■ **WORK TO DO**:
Give every line again exactly as it appears, please, but not the pictures.

--- --- ---

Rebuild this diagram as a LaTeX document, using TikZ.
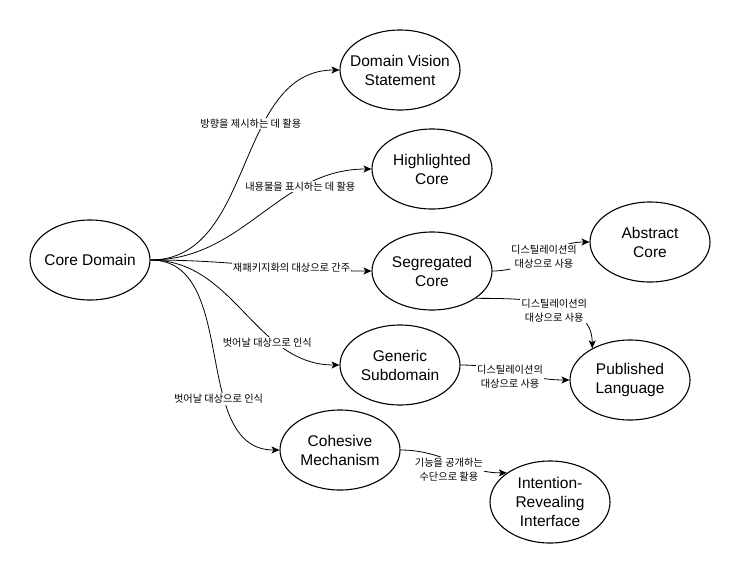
\documentclass[tikz,border=0pt]{standalone}
\usepackage{fontspec}
\setmainfont{Liberation Sans}
\newfontfamily\krfont{Noto Sans CJK KR}
\usetikzlibrary{shapes.geometric,arrows.meta}
\tikzset{
  el/.style={draw, ellipse, line width=1.1pt, minimum width=120pt, minimum height=80pt, inner sep=0pt},
  eltext/.style={font=\fontsize{15.5}{19}\selectfont, align=center, inner sep=0pt},
  lbl/.style={font=\krfont\fontsize{10.2}{14}\selectfont, fill=white, inner sep=1pt, align=center},
  arr/.style={-{Stealth[length=8pt,width=7pt,inset=2pt]}, line width=0.8pt}
}
\begin{document}
\begin{tikzpicture}[x=1pt,y=-1pt]
\useasboundingbox (0,0) rectangle (741,573);
\node[el, label={[eltext]center:Core Domain}] (core) at (90,260) {};
\node[el, label={[eltext]center:Domain Vision\\Statement}] (dvs) at (400,70) {};
\node[el, label={[eltext]center:Highlighted\\Core}] (hc) at (432,169) {};
\node[el, minimum height=78pt, label={[eltext]center:Segregated\\Core}] (seg) at (432,271) {};
\node[el, label={[eltext]center:Abstract\\Core}] (ac) at (650,242) {};
\node[el, label={[eltext]center:Published\\Language}] (pl) at (630,380) {};
\node[el, label={[eltext]center:Generic\\Subdomain}] (gen) at (400,365) {};
\node[el, label={[eltext]center:Cohesive\\Mechanism}] (coh) at (340,450) {};
\node[el, minimum height=82pt, label={[eltext]center:Intention-\\Revealing\\Interface}] (iri) at (550,502) {};

\draw[arr] (core.east) to[out=0,in=180] node[lbl,pos=0.65,xshift=-14pt]{방향을 제시하는 데 활용} (dvs.west);
\draw[arr] (core.east) to[out=0,in=180] node[lbl,pos=0.72,xshift=-4pt]{내용물을 표시하는 데 활용} (hc.west);
\draw[arr] (core.east) to[out=0,in=180] node[lbl,pos=0.66,xshift=-2pt]{재패키지화의 대상으로 간주} (seg.west);
\draw[arr] (core.east) to[out=0,in=180] node[lbl,pos=0.7,xshift=-10pt]{벗어날 대상으로 인식} (gen.west);
\draw[arr] (core.east) to[out=0,in=180] node[lbl,pos=0.66,xshift=-7pt]{벗어날 대상으로 인식} (coh.west);
\draw[arr] (seg.east) to[out=0,in=180] node[lbl,pos=0.5,xshift=3pt]{디스틸레이션의\\대상으로 사용} (ac.west);
\draw[arr] (seg.-32) to[out=0,in=90] node[lbl,pos=0.55,xshift=-5pt,yshift=-4pt]{디스틸레이션의\\대상으로 사용} (pl.140);
\draw[arr] (gen.east) to[out=0,in=180] node[lbl,pos=0.45,yshift=-5pt]{디스틸레이션의\\대상으로 사용} (pl.west);
\draw[arr] (coh.east) to[out=0,in=180] node[lbl,pos=0.45,yshift=-10pt]{기능을 공개하는\\수단으로 활용} (iri.146);
\end{tikzpicture}
\end{document}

--- --- ---

■ **SOLUTION FOR THIS PROBLEM**:
Rebuild this diagram as a LaTeX document, using TikZ.
\documentclass[tikz,border=0pt]{standalone}
\usepackage{fontspec}
\setmainfont{Liberation Sans}
\newfontfamily\krfont{Noto Sans CJK KR}
\usetikzlibrary{shapes.geometric,arrows.meta}
\tikzset{
  el/.style={draw, ellipse, line width=1.1pt, minimum width=120pt, minimum height=80pt, inner sep=0pt},
  eltext/.style={font=\fontsize{15.5}{19}\selectfont, align=center, inner sep=0pt},
  lbl/.style={font=\krfont\fontsize{10.2}{14}\selectfont, fill=white, inner sep=1pt, align=center},
  arr/.style={-{Stealth[length=8pt,width=7pt,inset=2pt]}, line width=0.8pt}
}
\begin{document}
\begin{tikzpicture}[x=1pt,y=-1pt]
\useasboundingbox (0,0) rectangle (741,573);
\node[el, label={[eltext]center:Core Domain}] (core) at (90,260) {};
\node[el, label={[eltext]center:Domain Vision\\Statement}] (dvs) at (400,70) {};
\node[el, label={[eltext]center:Highlighted\\Core}] (hc) at (432,169) {};
\node[el, minimum height=78pt, label={[eltext]center:Segregated\\Core}] (seg) at (432,271) {};
\node[el, label={[eltext]center:Abstract\\Core}] (ac) at (650,242) {};
\node[el, label={[eltext]center:Published\\Language}] (pl) at (630,380) {};
\node[el, label={[eltext]center:Generic\\Subdomain}] (gen) at (400,365) {};
\node[el, label={[eltext]center:Cohesive\\Mechanism}] (coh) at (340,450) {};
\node[el, minimum height=82pt, label={[eltext]center:Intention-\\Revealing\\Interface}] (iri) at (550,502) {};

\draw[arr] (core.east) to[out=0,in=180] node[lbl,pos=0.65,xshift=-14pt]{방향을 제시하는 데 활용} (dvs.west);
\draw[arr] (core.east) to[out=0,in=180] node[lbl,pos=0.72,xshift=-4pt]{내용물을 표시하는 데 활용} (hc.west);
\draw[arr] (core.east) to[out=0,in=180] node[lbl,pos=0.66,xshift=-2pt]{재패키지화의 대상으로 간주} (seg.west);
\draw[arr] (core.east) to[out=0,in=180] node[lbl,pos=0.7,xshift=-10pt]{벗어날 대상으로 인식} (gen.west);
\draw[arr] (core.east) to[out=0,in=180] node[lbl,pos=0.66,xshift=-7pt]{벗어날 대상으로 인식} (coh.west);
\draw[arr] (seg.east) to[out=0,in=180] node[lbl,pos=0.5,xshift=3pt]{디스틸레이션의\\대상으로 사용} (ac.west);
\draw[arr] (seg.-32) to[out=0,in=90] node[lbl,pos=0.55,xshift=-5pt,yshift=-4pt]{디스틸레이션의\\대상으로 사용} (pl.140);
\draw[arr] (gen.east) to[out=0,in=180] node[lbl,pos=0.45,yshift=-5pt]{디스틸레이션의\\대상으로 사용} (pl.west);
\draw[arr] (coh.east) to[out=0,in=180] node[lbl,pos=0.45,yshift=-10pt]{기능을 공개하는\\수단으로 활용} (iri.146);
\end{tikzpicture}
\end{document}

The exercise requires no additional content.